In this section, we'll describe how we implemented person detection using a pre-trained YOLOv8 model and developed a tracking algorithm to track individuals across frames and camera views.
-
YOLOv8 Model: We utilized the YOLOv8 model for person detection. The model was pre-trained on a large dataset and fine-tuned on our custom dataset of CCTV footage capturing people walking. After training for 50 epochs using the Ultralytics library, we achieved a high accuracy with the following mAP (mean Average Precision) scores:
- mAP50: 0.993
- mAP50-95: 0.887 We saved the best.pt model checkpoint for detection.
-
Inference: We used the trained YOLOv8 model to perform inference on each frame of our video data. The model detected individuals in each frame, providing bounding box coordinates.
-
Developed Tracking Algorithm: Our tracking algorithm focuses on assigning unique IDs to detected individuals and tracking their positions across frames. Here's an overview of the tracking process without considering similarity comparison and reidentification:
- Initialization: In the first frame, we initialized tracking by associating detected persons with unique IDs.
- Data Association: In subsequent frames, we used centroid tracking to associate detections with existing tracks. Each tracked individual is assigned a unique ID.
- ID Maintenance: We maintained unique IDs for each tracked individual throughout the video.
- No Reidentification: Note that this tracking algorithm does not perform similarity comparison and reidentification based on appearance.
- Documentation: The entire person detection and tracking process, including the tracking algorithm, was thoroughly documented to ensure reproducibility. This documentation includes code comments, scripts used, and relevant parameters.
By implementing person detection using YOLOv8 and developing a tracking algorithm focused on ID assignment and tracking without similarity comparison, we were able to accurately track individuals across frames and camera views in the CCTV footage.
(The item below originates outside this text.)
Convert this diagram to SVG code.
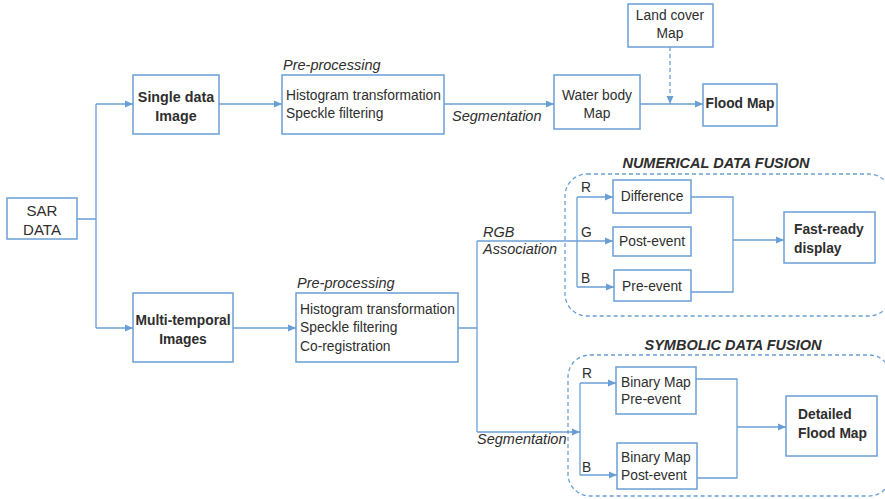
<svg xmlns="http://www.w3.org/2000/svg" width="885" height="499" viewBox="0 0 885 499">
<defs>
<marker id="arr" markerUnits="userSpaceOnUse" markerWidth="8" markerHeight="8" refX="8" refY="4" orient="auto">
<path d="M0,0.5 L8,4 L0,7.5 z" fill="#6a9fd6"/>
</marker>
<style>
.box{fill:#fff;stroke:#6a9fd6;stroke-width:1.5}
.grp{fill:none;stroke:#6a9fd6;stroke-width:1.3;stroke-dasharray:4 3}
.ln{fill:none;stroke:#6a9fd6;stroke-width:1.3}
.ar{fill:none;stroke:#6a9fd6;stroke-width:1.3;marker-end:url(#arr)}
.dash{stroke-dasharray:4 3}
text{font-family:"Liberation Sans",Arial,sans-serif;fill:#2e2e2e;font-size:13.8px}
.c{text-anchor:middle}
.b{font-weight:bold}
.i{font-style:italic;font-size:14.5px}
.t{font-weight:bold;font-style:italic;font-size:14.5px}
</style>
</defs>
<rect width="885" height="499" fill="#fff"/>

<g id="groups">
<rect class="grp" x="565" y="174" width="326" height="142" rx="22"/>
<rect class="grp" x="568" y="355" width="323" height="141" rx="22"/>
<text class="t c" x="716" y="168">NUMERICAL DATA FUSION</text>
<text class="t c" x="733" y="350">SYMBOLIC DATA FUSION</text>
</g>

<g id="connectors">
<path class="ln" d="M77,219 H96 M96,104 V328"/>
<path class="ar" d="M96,104 H133"/>
<path class="ar" d="M96,328 H133"/>
<path class="ar" d="M219,104 H282"/>
<path class="ar" d="M444,104 H554"/>
<path class="ar" d="M640,104 H703"/>
<path class="ar dash" d="M670,47 V104"/>
<path class="ar" d="M233,328 H296"/>
<path class="ln" d="M458,328 H477 M477,241 V432"/>
<path class="ar" d="M477,241 H613"/>
<path class="ar" d="M477,432 H580"/>
<path class="ln" d="M577,197 V287"/>
<path class="ar" d="M577,197 H613"/>
<path class="ar" d="M577,287 H614"/>
<path class="ln" d="M691,197 H733 V292 H691"/>
<path class="ar" d="M733,240 H784"/>
<path class="ln" d="M580,383 V475"/>
<path class="ar" d="M580,383 H616"/>
<path class="ar" d="M580,475 H617"/>
<path class="ln" d="M696,379 H737 V478 H697"/>
<path class="ar" d="M737,427 H786"/>
<text class="i" x="283" y="70">Pre-processing</text>
<text class="i" x="452" y="121">Segmentation</text>
<text class="i" x="297" y="288">Pre-processing</text>
<text class="i" x="483" y="237">RGB</text>
<text class="i" x="483" y="254">Association</text>
<text class="i" x="477" y="444">Segmentation</text>
<text x="581" y="192">R</text>
<text x="581" y="237">G</text>
<text x="581" y="283">B</text>
<text x="582" y="378">R</text>
<text x="582" y="472">B</text>
</g>

<g id="sar">
<rect class="box" x="7" y="198" width="70" height="41"/>
<text class="c" x="42" y="216" style="font-size:15px">SAR</text>
<text class="c" x="42" y="235" style="font-size:15px">DATA</text>
</g>
<g id="single">
<rect class="box" x="133" y="75" width="86" height="59"/>
<text class="c b" x="176" y="102" style="font-size:14.3px">Single data</text>
<text class="c b" x="176" y="121" style="font-size:14.3px">Image</text>
</g>
<g id="prep1">
<rect class="box" x="282" y="75" width="162" height="59"/>
<text x="286" y="100">Histogram transformation</text>
<text x="286" y="118">Speckle filtering</text>
</g>
<g id="water">
<rect class="box" x="554" y="75" width="86" height="54"/>
<text class="c" x="597" y="100">Water body</text>
<text class="c" x="597" y="118">Map</text>
</g>
<g id="landcover">
<rect class="box" x="628" y="4" width="85" height="43"/>
<text class="c" x="670" y="20">Land cover</text>
<text class="c" x="670" y="38">Map</text>
</g>
<g id="floodmap">
<rect class="box" x="703" y="84" width="74" height="42"/>
<text class="c b" x="740" y="108">Flood Map</text>
</g>
<g id="multi">
<rect class="box" x="133" y="293" width="100" height="69"/>
<text class="c b" x="183" y="325">Multi-temporal</text>
<text class="c b" x="183" y="344">Images</text>
</g>
<g id="prep2">
<rect class="box" x="296" y="293" width="162" height="69"/>
<text x="300" y="314">Histogram transformation</text>
<text x="300" y="332">Speckle filtering</text>
<text x="300" y="351">Co-registration</text>
</g>
<g id="difference">
<rect class="box" x="613" y="180" width="78" height="33"/>
<text class="c" x="652" y="201">Difference</text>
</g>
<g id="postevent">
<rect class="box" x="613" y="227" width="78" height="29"/>
<text class="c" x="652" y="246">Post-event</text>
</g>
<g id="preevent">
<rect class="box" x="614" y="270" width="77" height="31"/>
<text class="c" x="652" y="291">Pre-event</text>
</g>
<g id="fastready">
<rect class="box" x="784" y="212" width="91" height="51"/>
<text class="b" x="794" y="234">Fast-ready</text>
<text class="b" x="794" y="253">display</text>
</g>
<g id="binarypre">
<rect class="box" x="616" y="367" width="80" height="47"/>
<text x="621" y="387">Binary Map</text>
<text x="621" y="404">Pre-event</text>
</g>
<g id="binarypost">
<rect class="box" x="617" y="443" width="80" height="46"/>
<text x="621" y="462">Binary Map</text>
<text x="621" y="480">Post-event</text>
</g>
<g id="detailed">
<rect class="box" x="786" y="396" width="91" height="60"/>
<text class="b" x="798" y="419">Detailed</text>
<text class="b" x="798" y="438">Flood Map</text>
</g>
</svg>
In this section, we'll describe how we extracted relevant features from detected and tracked individuals using two different methods: a deep learning-based method and a computer vision-based method.
-
Custom CNN Model: We employed a custom deep learning model for feature extraction. The model was pre-trained on a suitable dataset and fine-tuned to capture meaningful features from detected individuals.
-
Model Loading: We loaded the pre-trained model and removed the last three layers to obtain feature embeddings.
-
Feature Extraction Process: For each detected individual, we preprocessed the cropped person image (resize and normalization) and passed it through the feature extraction model. This process generated feature vectors representing the detected persons.
-
Feature Storage: We stored the features of detected persons along with their corresponding IDs for further processing.
-
Template Matching: In addition to the deep learning-based method, we also implemented a computer vision-based feature extraction technique using template matching.
-
Initialization: We initialized the feature extraction process by capturing the appearance (template) of the last detected person.
-
Comparing Appearances: In each frame, we compared the appearance of the current person with the stored template of the last detected person using template matching techniques.
-
Threshold-Based Reidentification: If the similarity between the appearance of the current person and the stored template exceeded a predefined threshold, we assigned the same ID to the person.
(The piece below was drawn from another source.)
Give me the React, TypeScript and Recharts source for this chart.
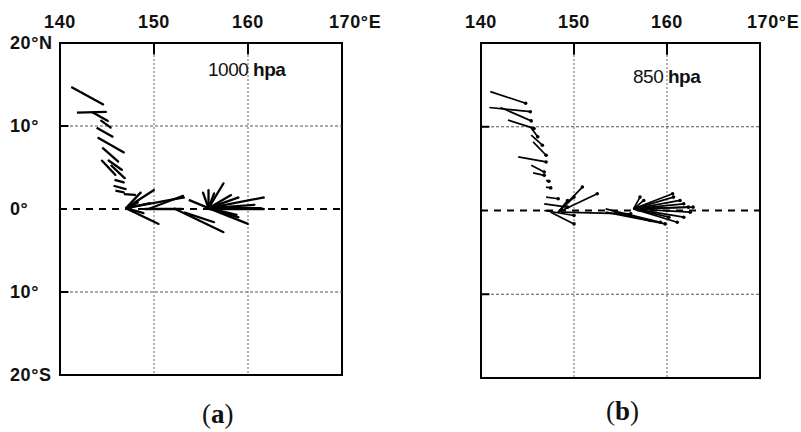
import React from 'react'
import { ReferenceArea, ReferenceLine, Scatter, ScatterChart, XAxis, YAxis } from 'recharts'

type Vec = [number, number, number, number]

const lonTicks = [140, 150, 160, 170]
const latTicks = [-20, -10, 0, 10, 20]
const latLabels: Record<string, string> = {
  '20': '20°N',
  '10': '10°',
  '0': '0°',
  '-10': '10°',
  '-20': '20°S',
}
const gridLons = [150, 160]
const gridLats = [10, -10]

// wind vectors: [lon start, lat start, lon end, lat end]
const vec1000: Vec[] = [
  [141.2, 14.7, 144.6, 12.6],
  [141.8, 11.6, 144.9, 11.7],
  [143.4, 11.7, 145.1, 10.6],
  [144.3, 10.7, 145.4, 9.8],
  [143.9, 9.8, 145.6, 8.7],
  [144.0, 8.6, 146.8, 6.8],
  [144.5, 7.4, 146.2, 5.7],
  [144.4, 5.9, 145.9, 4.1],
  [145.1, 5.9, 146.6, 4.7],
  [145.4, 5.3, 146.9, 3.7],
  [145.8, 3.5, 146.8, 3.2],
  [145.7, 2.8, 147.0, 2.4],
  [145.9, 2.2, 146.8, 2.0],
  [146.8, 1.8, 148.0, 1.7],
  [147.0, 0.1, 150.5, -1.8],
  [147.0, 0.1, 150.0, 2.3],
  [147.0, 0.1, 148.6, 2.0],
  [147.0, 0.1, 153.2, 1.4],
  [147.0, 0.1, 149.6, 0.7],
  [147.0, 0.1, 148.9, -0.5],
  [147.0, 0.1, 148.3, 0.8],
  [149.4, 0.0, 153.1, 1.6],
  [149.0, 0.0, 153.0, 0.0],
  [152.1, 0.1, 157.4, -2.8],
  [153.2, -0.4, 156.4, -1.6],
  [153.7, 1.1, 155.8, 0.1],
  [155.8, 0.1, 157.4, 3.1],
  [155.8, 0.1, 155.8, 2.3],
  [155.8, 0.1, 155.2, 2.0],
  [155.8, 0.1, 156.4, 1.9],
  [155.8, 0.1, 158.2, 1.7],
  [155.8, 0.1, 159.0, 1.4],
  [155.8, 0.1, 161.7, 1.4],
  [155.8, 0.1, 160.7, 0.5],
  [155.8, 0.1, 161.4, 0.1],
  [155.8, 0.1, 159.0, -1.0],
  [155.8, 0.1, 160.0, -1.8],
  [155.8, 0.1, 158.8, -0.7],
  [155.8, 0.0, 161.7, 0.0],
]

const vec850: Vec[] = [
  [141.0, 14.2, 144.8, 12.8],
  [140.9, 12.3, 145.3, 11.8],
  [142.1, 12.3, 145.4, 10.7],
  [142.9, 10.8, 145.7, 9.8],
  [145.3, 10.0, 146.1, 8.8],
  [145.4, 9.0, 146.6, 7.8],
  [145.6, 8.2, 147.0, 6.6],
  [144.0, 6.4, 147.0, 5.8],
  [145.4, 5.4, 146.8, 4.6],
  [145.6, 4.5, 146.8, 4.2],
  [147.0, 3.6, 147.3, 3.5],
  [147.0, 2.8, 147.5, 2.7],
  [147.0, 1.6, 148.3, 1.4],
  [146.8, 0.8, 149.3, 0.4],
  [148.3, -0.2, 150.9, 2.8],
  [148.3, -0.2, 152.5, 2.0],
  [148.3, -0.2, 150.0, 1.6],
  [148.3, -0.2, 149.3, 1.2],
  [147.5, -0.2, 150.0, -1.6],
  [146.8, 0.0, 150.0, -0.6],
  [148.6, -0.2, 156.1, -0.4],
  [153.4, -0.2, 159.8, -1.6],
  [154.3, -0.2, 158.2, -1.2],
  [153.4, 0.2, 159.3, -1.4],
  [156.4, 0.2, 160.6, 2.0],
  [156.4, 0.2, 157.1, 1.6],
  [156.4, 0.2, 157.5, 1.2],
  [156.4, 0.2, 161.4, 1.2],
  [156.4, 0.2, 162.3, 0.4],
  [156.4, 0.2, 162.5, -0.2],
  [156.4, 0.2, 161.8, -0.8],
  [156.4, 0.2, 161.1, -1.4],
  [156.4, 0.2, 160.2, -0.8],
  [156.4, 0.2, 160.7, 1.6],
  [156.4, 0.2, 161.8, 0.8],
  [156.4, 0.2, 162.8, 0.4],
]

const axisFont = {
  fontFamily: 'Liberation Sans, Arial, sans-serif',
  fontWeight: 700,
  fontSize: 18,
  fill: '#111',
  letterSpacing: 0.6,
}

function LonTick(props: any) {
  const { x, payload } = props
  if (payload.value === 170) {
    return (
      <text x={x - 13} y={28} textAnchor="start" {...axisFont}>
        170°E
      </text>
    )
  }
  return (
    <text x={x} y={28} textAnchor="middle" {...axisFont}>
      {payload.value}
    </text>
  )
}

function LatTick(props: any) {
  const { y, payload } = props
  return (
    <text x={10} y={y + 6} textAnchor="start" {...axisFont}>
      {latLabels[String(payload.value)]}
    </text>
  )
}

type PanelProps = {
  vectors: Vec[]
  left: number
  width: number
  plotLeft: number
  right: number
  bottom: number
  showLat: boolean
  lineWidth: number
  dotR: number
}

function Panel({ vectors, left, width, plotLeft, right, bottom, showLat, lineWidth, dotR }: PanelProps) {
  const ends = vectors.map((v) => ({ x: v[2], y: v[3] }))
  return (
    <div style={{ position: 'absolute', left, top: 0 }}>
      <ScatterChart width={width} height={432} margin={{ top: 0, right, bottom, left: 0 }}>
        <XAxis
          type="number"
          dataKey="x"
          domain={[140, 170]}
          ticks={lonTicks}
          orientation="top"
          height={43}
          axisLine={false}
          tickLine={false}
          allowDataOverflow
          interval={0}
          tick={<LonTick />}
        />
        <YAxis
          type="number"
          dataKey="y"
          domain={[-20, 20]}
          ticks={latTicks}
          width={plotLeft}
          axisLine={false}
          tickLine={false}
          allowDataOverflow
          interval={0}
          tick={showLat ? <LatTick /> : false}
        />
        {gridLons.map((lon) => (
          <ReferenceLine key={'gx' + lon} x={lon} stroke="#666" strokeWidth={1} strokeDasharray="2 2" />
        ))}
        {gridLats.map((lat) => (
          <ReferenceLine key={'gy' + lat} y={lat} stroke="#555" strokeWidth={1} strokeDasharray="3 2" />
        ))}
        <ReferenceLine y={0} stroke="#000" strokeWidth={2} strokeDasharray="7 6" />
        {gridLons.map((lon) => (
          <ReferenceLine
            key={'tx' + lon}
            segment={[
              { x: lon, y: 20 },
              { x: lon, y: 18.6 },
            ]}
            stroke="#000"
            strokeWidth={2}
          />
        ))}
        {gridLats.map((lat) => (
          <ReferenceLine
            key={'ty' + lat}
            segment={[
              { x: 140, y: lat },
              { x: 140.9, y: lat },
            ]}
            stroke="#000"
            strokeWidth={2}
          />
        ))}
        {vectors.map((v, i) => (
          <ReferenceLine
            key={'v' + i}
            segment={[
              { x: v[0], y: v[1] },
              { x: v[2], y: v[3] },
            ]}
            stroke="#000"
            strokeWidth={lineWidth}
            ifOverflow="visible"
          />
        ))}
        <ReferenceArea x1={140} x2={170} y1={-20} y2={20} fill="none" fillOpacity={0} stroke="#000" strokeWidth={2} />
        <Scatter
          data={ends}
          isAnimationActive={false}
          shape={(p: any) => <circle cx={p.cx} cy={p.cy} r={dotR} fill="#000" />}
        />
      </ScatterChart>
    </div>
  )
}

const levelStyle: React.CSSProperties = {
  position: 'absolute',
  fontFamily: 'Liberation Sans, Arial, sans-serif',
  fontSize: 19,
  color: '#111',
  whiteSpace: 'nowrap',
  letterSpacing: -0.5,
}

const captionStyle: React.CSSProperties = {
  position: 'absolute',
  fontFamily: 'Liberation Serif, serif',
  fontSize: 27,
  color: '#111',
  whiteSpace: 'nowrap',
}

export default function App() {
  return (
    <div style={{ position: 'absolute', left: 0, top: 0, width: 801, height: 432, background: '#fff', overflow: 'hidden' }}>
      <Panel
        vectors={vec1000}
        left={0}
        width={400}
        plotLeft={60}
        right={58}
        bottom={57}
        showLat
        lineWidth={2.3}
        dotR={1}
      />
      <Panel
        vectors={vec850}
        left={400}
        width={401}
        plotLeft={81}
        right={41}
        bottom={54}
        showLat={false}
        lineWidth={1.7}
        dotR={1.8}
      />
      <div style={{ ...levelStyle, left: 208, top: 59 }}>
        1000 <b>hpa</b>
      </div>
      <div style={{ ...levelStyle, left: 633, top: 66 }}>
        850 <b>hpa</b>
      </div>
      <div style={{ ...captionStyle, left: 202, top: 399 }}>
        (<b>a</b>)
      </div>
      <div style={{ ...captionStyle, left: 606, top: 396 }}>
        (<b>b</b>)
      </div>
    </div>
  )
}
- Documentation: The feature extraction process, including both the deep learning-based and computer vision-based methods, was meticulously documented. This documentation includes code comments, model details, and relevant parameters.
By employing both deep learning-based and computer vision-based feature extraction methods, we aimed to capture meaningful information from detected individuals to facilitate further analysis and tracking in the CCTV footage.
In this section, we'll discuss the design and implementation of the person re-identification model using PyTorch. We'll cover the model architecture, training process, and evaluation results.
-
Model Architecture: We designed a custom CNN-based model for person re-identification. The model architecture includes convolutional layers, max-pooling layers, and dense layers for feature extraction and binary classification.
-
Layers: The model architecture consists of multiple convolutional layers followed by max-pooling layers. This is followed by flattened feature maps and dense layers for feature extraction. The output layer uses sigmoid activation for binary classification.
-
Compile: The model was compiled with the Adam optimizer and binary cross-entropy loss for training.
-
Data Loading: We loaded the training data using the Roboflow library. The data includes annotated and augmented images of detected individuals.
-
Training Results: The model was trained for 50 epochs. During training, we achieved remarkable results:
- Loss: Close to zero (e.g., 3.6237e-28)
- Accuracy: 100%
- Validation Loss: Also close to zero
- Validation Accuracy: 100%
- Model Evaluation: The trained model was evaluated on person re-identification tasks. It performed exceptionally well, achieving 100% accuracy on both the training and validation datasets.
- Documentation: The entire process of designing, implementing, training, and evaluating the person re-identification model was well-documented to ensure reproducibility. The documentation includes code comments, model architecture details, and training results.
By designing and training a custom CNN-based model, we successfully achieved outstanding accuracy in person re-identification tasks. The model is capable of accurately matching individuals across different frames and camera views in the CCTV footage.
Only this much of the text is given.